Melihat itu, aparat Polres Bima yang didukung Satuan Brigade Mobil (Brimob) Polda NTB dan unsur TNI serta aparat terkait lainnya, akhirnya mengambil langkah dengan membubarkan paksa aksi unjuk rasa ribuan warga disertai blokade ruas jalan menuju Pelabuhan Sape yang telah berlangsung sejak enam hari terakhir itu.
Pelabuhan Sape berada di Kecamatan Sape, namun warga pengunjuk rasa yang menguasai kawasan itu merupakan penduduk Kecamatan Lambu, yang melakukan aksi protes terhadap usaha penambangan di wilayah Lambu. Kecamatan Lambu dimekarkan dari Kecamatan Sape sejak beberapa tahun lalu.

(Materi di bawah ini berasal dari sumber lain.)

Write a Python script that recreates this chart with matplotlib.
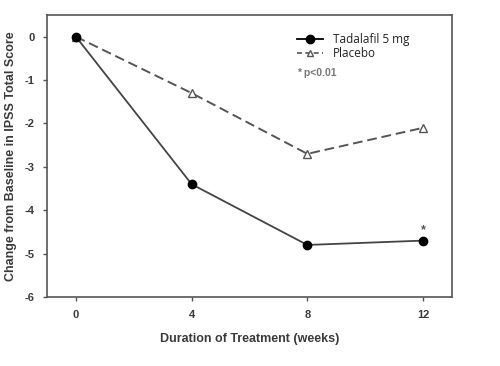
import matplotlib
matplotlib.use("Agg")
import matplotlib.pyplot as plt
from matplotlib.lines import Line2D

weeks = [0, 4, 8, 12]
tadalafil = [0, -3.4, -4.8, -4.7]
placebo = [0, -1.3, -2.7, -2.1]
x_ticks = [0, 4, 8, 12]
y_ticks = [0, -1, -2, -3, -4, -5, -6]
sig_week = 12
sig_y = -4.45

dark = "#3a3a3a"
gray = "#555555"

fig = plt.figure(figsize=(5, 3.66), dpi=100)
ax = fig.add_axes([0.094, 0.1885, 0.81, 0.7705])

ax.plot(weeks, placebo, color="#555555", linestyle=(0, (5, 2.5)), linewidth=1.4,
        marker="^", markersize=6, markerfacecolor="white", markeredgecolor="#555555",
        markeredgewidth=1.0, zorder=3)
ax.plot(weeks, tadalafil, color="#444444", linestyle="-", linewidth=1.3,
        marker="o", markersize=6, markerfacecolor="black", markeredgecolor="black",
        zorder=4)

ax.text(sig_week, sig_y, "*", ha="center", va="center", fontsize=9, color=gray,
        family="Liberation Sans", fontweight="bold")

ax.set_xlim(-1, 13)
ax.set_ylim(-6, 0.5)
ax.set_xticks(x_ticks)
ax.set_yticks(y_ticks)
ax.set_xticklabels([str(v) for v in x_ticks])
ax.set_yticklabels([str(v) for v in y_ticks])
for lab in ax.get_xticklabels() + ax.get_yticklabels():
    lab.set_family("Liberation Sans")
    lab.set_fontweight("bold")
    lab.set_fontsize(8)
    lab.set_color(dark)
ax.tick_params(axis="both", direction="out", length=3, width=1, color=gray)
ax.tick_params(axis="x", pad=6)
ax.tick_params(axis="y", pad=6)
for s in ax.spines.values():
    s.set_color("#555555")
    s.set_linewidth(1.2)

ax.set_xlabel("Duration of Treatment (weeks)", family="Liberation Sans",
              fontweight="bold", fontsize=9, color=dark, labelpad=10)
ax.set_ylabel("Change from Baseline in IPSS Total Score", family="Liberation Sans",
              fontweight="bold", fontsize=9, color=dark)
ax.yaxis.set_label_coords(-30 / 405, 0.5)

handles = [
    Line2D([0], [0], color="black", linestyle="-", linewidth=1.3, marker="o",
           markersize=6, markerfacecolor="black"),
    Line2D([0], [0], color="#555555", linestyle=(0, (3, 2)), linewidth=1.2, marker="^",
           markersize=5, markerfacecolor="white", markeredgecolor="#555555"),
]
leg = ax.legend(handles, ["Tadalafil 5 mg", "Placebo"], loc="upper left",
                bbox_to_anchor=(0.592, 0.975), frameon=False, handlelength=2.2,
                handletextpad=0.8, labelspacing=0.15,
                prop={"family": "Open Sans", "size": 8.5})
for t in leg.get_texts():
    t.set_color("#222222")

fig.text(0.594, 0.80, "* p<0.01", family="Liberation Sans", fontsize=7.5,
         fontweight="bold", color="#777777", va="center")

fig.savefig("out.png", dpi=100)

Polisi membubarkan pengunjuk rasa dengan tembakan hingga dua orang dilaporkan tewas terkena peluru, dan puluhan warga pengunjuk rasa lainnya luka-luka.
Kedua korban tewas itu dilaporkan bernama Arif Rahman (18) dan Syaiful (17), keduanya warga Desa Suni, Kecamatan Lambu, Kabupaten Bima. Sembilan korban luka-luka kini masih menjalani perawatan medis di dua rumah sakit di Bima.
Ribuan pengunjuk rasa yang terdesak saat digempur polisi, berpencar dan kelompok yang kembali ke Kecamatan Lambu, murka dan membakar Markas Kepolisian Sektor (Mapolsek) Lambu.